Body-ody-ody 2: The Queer Crip Figure Art of Derek Newman-Stille
Here are two more pieces from queer, nonbinary, Disabled artist Derek Newman-Stille's show Body-ody-ody. Both of these pieces, Behind the Facade and Community Erasure, are informed by a DisArts/Artivism perspective and are meant to highlight marginalised communities that Newman-Stille is part of.
Read more about each of these pieces and the Body-ody-ody show below.
Behind the Facade
As someone who has a spinal injury that causes chronic pain, I regularly find I have to mask or hide that pain, performing able-bodiedness as much as I am able to in order to engage with an able-bodied world. This painting tears away the facade, showing the complexity of pain under the skin. It shows a spine and back sparkling with difference. I have used pop cab tabs to make up the spine because in high school I participated in a campaign to collect pop cab tabs to contribute to purchasing wheelchairs for wheelchair users. The stones and glass beads are meant to signify that although my body is shaped by pain, it also contains a certain beauty and history.
Mixed media acrylic on canvas with stones, glass beads, tin pop cab tabs, tin, plastic, and yarn.
Community Erasure
Community Erasure is meant to evoke the eraser and underrepresented history of marginalized people. Often we grow up without knowing the history of our communities and we feel like shadows on our landscape - temporary and invisible. The shadowy figures across this brightly painted abstract represent that lost history and lost community, but also represent the possibilities of creating a new community. The background of this work evokes the splashing of the tides against the shore and the changeability that is implied by these smashing waves.
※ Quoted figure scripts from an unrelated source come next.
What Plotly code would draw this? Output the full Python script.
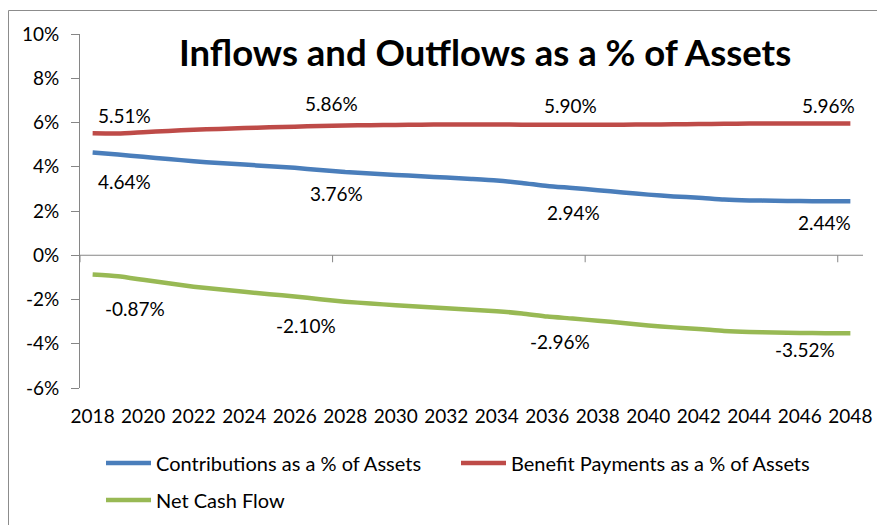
import plotly.graph_objects as go

years = list(range(2018, 2049))
tick_years = list(range(2018, 2049, 2))

contributions = [4.64, 4.55, 4.45, 4.35, 4.25, 4.17, 4.10, 4.02, 3.95, 3.85,
                 3.76, 3.70, 3.63, 3.57, 3.51, 3.45, 3.38, 3.27, 3.13, 3.04,
                 2.94, 2.84, 2.74, 2.66, 2.60, 2.52, 2.48, 2.46, 2.45, 2.44, 2.44]
benefits = [5.51, 5.50, 5.56, 5.62, 5.67, 5.71, 5.75, 5.78, 5.81, 5.84,
            5.86, 5.88, 5.89, 5.90, 5.91, 5.91, 5.91, 5.90, 5.90, 5.90,
            5.90, 5.90, 5.91, 5.92, 5.93, 5.94, 5.95, 5.95, 5.96, 5.96, 5.96]
net_cash = [-0.87, -0.95, -1.11, -1.27, -1.42, -1.54, -1.65, -1.76, -1.86, -1.99,
            -2.10, -2.18, -2.26, -2.33, -2.40, -2.46, -2.53, -2.63, -2.77, -2.86,
            -2.96, -3.06, -3.17, -3.26, -3.33, -3.42, -3.47, -3.49, -3.51, -3.52, -3.52]

y_ticks = [-6, -4, -2, 0, 2, 4, 6, 8, 10]
y_ticktext = ["-6%", "-4%", "-2%", "0%", "2%", "4%", "6%", "8%", "10%"]

label_idx = [0, 10, 20, 30]

FONT = "Lato"
BLUE = "#4A7EBB"
RED = "#BE4B48"
GREEN = "#98B954"
AXIS = "#868686"

OFF = 8  # page body margin
W, H = 885 - OFF, 525 - OFF
# plot-area frame in screen pixels
L, R, T, B = 80, 863, 34, 388
def px(xp):
    return (xp - L) / (R - L)
def py(yp):
    return (B - yp) / (B - T)

fig = go.Figure()
series = [
    ("Contributions as a % of Assets", contributions, BLUE, "legend"),
    ("Benefit Payments as a % of Assets", benefits, RED, "legend2"),
    ("Net Cash Flow", net_cash, GREEN, "legend3"),
]
for name, vals, col, lg in series:
    fig.add_trace(go.Scatter(x=years, y=vals, mode="lines", name=name,
                             line=dict(color=col, width=4.5, shape="spline", smoothing=0.6),
                             legend=lg))

# label offsets (style) per series: (dx years, dy %)
offsets = {
    "c": [(1.28, -1.30), (-0.33, -0.95), (-0.95, -0.99), (-1.01, -0.98)],
    "b": [(1.28, 0.81), (-0.53, 1.00), (-1.10, 0.87), (-0.86, 0.81)],
    "n": [(1.68, -1.52), (-1.55, -1.06), (-1.50, -0.92), (-1.80, -0.72)],
}
annotations = []
for key, vals in (("c", contributions), ("b", benefits), ("n", net_cash)):
    for (dx, dy), i in zip(offsets[key], label_idx):
        annotations.append(dict(x=years[i] + dx, y=vals[i] + dy, xref="x", yref="y",
                                text=f"{vals[i]:.2f}%", showarrow=False,
                                font=dict(family=FONT, size=19, color="#000000")))

annotations.append(dict(text="<b>Inflows and Outflows as a % of Assets</b>",
                        xref="paper", yref="paper", x=px(485), y=py(52),
                        xanchor="center", yanchor="middle", showarrow=False,
                        font=dict(family=FONT, size=36.5, color="#000000")))

shapes = [dict(type="line", xref="x", yref="y", x0=2017.5, x1=2048.5, y0=0, y1=0,
               line=dict(color=AXIS, width=1))]
for k in range(4):
    shapes.append(dict(type="line", xref="x", yref="y", ysizemode="pixel", yanchor=0,
                       x0=2017.5 + 10 * k, x1=2017.5 + 10 * k, y0=0, y1=-7,
                       line=dict(color=AXIS, width=1)))
shapes.append(dict(type="rect", xref="paper", yref="paper",
                   x0=px(8.5), x1=px(900), y0=py(540), y1=py(10.5),
                   line=dict(color="#8C8C8C", width=1), fillcolor="rgba(0,0,0,0)", layer="below"))

legend_font = dict(family=FONT, size=20, color="#000000")
def leg(xp, yp):
    return dict(orientation="h", x=px(xp), y=py(yp), xanchor="left", yanchor="middle",
                itemwidth=45, font=legend_font, bgcolor="rgba(0,0,0,0)")

fig.update_layout(
    width=W, height=H,
    margin=dict(l=L - OFF, r=W - (R - OFF), t=T - OFF, b=H - (B - OFF), autoexpand=False),
    paper_bgcolor="white", plot_bgcolor="white",
    font=dict(family=FONT, size=19, color="#000000"),
    showlegend=True,
    annotations=annotations,
    shapes=shapes,
    xaxis=dict(range=[2017.5, 2048.5], tickvals=tick_years, ticktext=[str(y) for y in tick_years],
               showgrid=False, zeroline=False, showline=False, ticks="", automargin=False,
               ticklabelstandoff=15,
               tickfont=dict(family=FONT, size=19, color="#000000")),
    yaxis=dict(range=[-6, 10], tickvals=y_ticks, ticktext=y_ticktext, automargin=False,
               showgrid=False, zeroline=False, showline=True, linecolor=AXIS, linewidth=1,
               ticks="outside", ticklen=8, tickcolor=AXIS, ticklabelstandoff=8,
               tickfont=dict(family=FONT, size=19, color="#000000")),
    legend=leg(101, 463),
    legend2=leg(456, 463),
    legend3=leg(101, 500),
)

fig.write_html("out.html")
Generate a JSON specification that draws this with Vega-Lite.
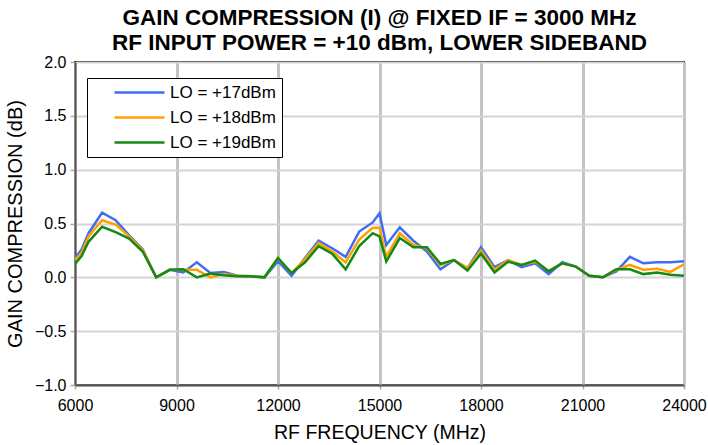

Mixed media acrylic on canvas with paper.
About Body-ody-ody
It’s all about the body in this show, particularly bodies that don’t conform. Queer, nonbinary, Disabled artist Derek Newman-Stille showcases their Queer Crip art work exploring and stretching the body. This show is about bodies that resist control and constructions of normalcy.
So often art reinforces notions of one bodily ideal, limiting expressions of beauty to a narrowly defined concept. Body-ody-ody seeks to break those barriers, revelling in the diversity of the human form and highlighting the way that bodies enter and engage with the world.
Like most DisArts (disability art), Newman-Stille’s work is the art of embodiment.
In Body-ody-ody, Newman-Stille draws on the emotive power of expressionism to evoke a reflection on bodies that is subjective and embedded with meaning.